As an administrator at Wikibooks, I informed the project manager, John 
Rigdon, that he should try to do this on Wikisource instead.  As it 
turns out, he is actually going to be creating the Hatian Creole 
language Wikisource project in order to get this translation project 
moving, and there is some additional Creole content that is likly to be 
contributed as well.  As a relative newcomer to Wikimedia projects, he 
is still a little bewildered by all of the politics that are involved 
with all of the sister projects and just wants to have some space to try 
a wiki, and make some meaningful contributions as well.

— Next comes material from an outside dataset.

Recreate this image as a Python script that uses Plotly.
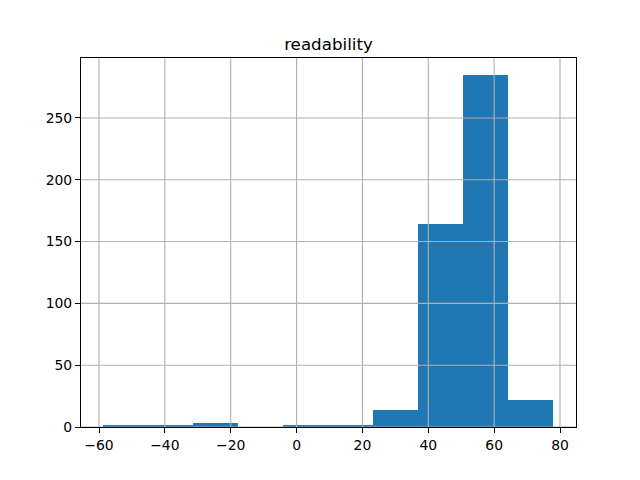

I'm basically just holding his hand and get him through some of the 
rough spots, while politely informing him of the various project 
policies.  This is a win-win situation for both his group and the 
Wikimedia Foundation, as we now are going to have a significant 
contribution to a language that has not been covered before, and his 
group is going to have a collaborative editing environment that would 
otherwise cost money that his non-profit group could not realistically 
afford for any substantial length of time.

I also use this as an example of a petty detail that board members 
should not be intimately involved with on a day to day basis but instead 
be dealt with by project-specific administrators.  We are not creating 
new policy by any means, but merely enforcing existing policies and 
helping to explain the subtle differences between each project.  Is this 
something that board members really want to micro-manage?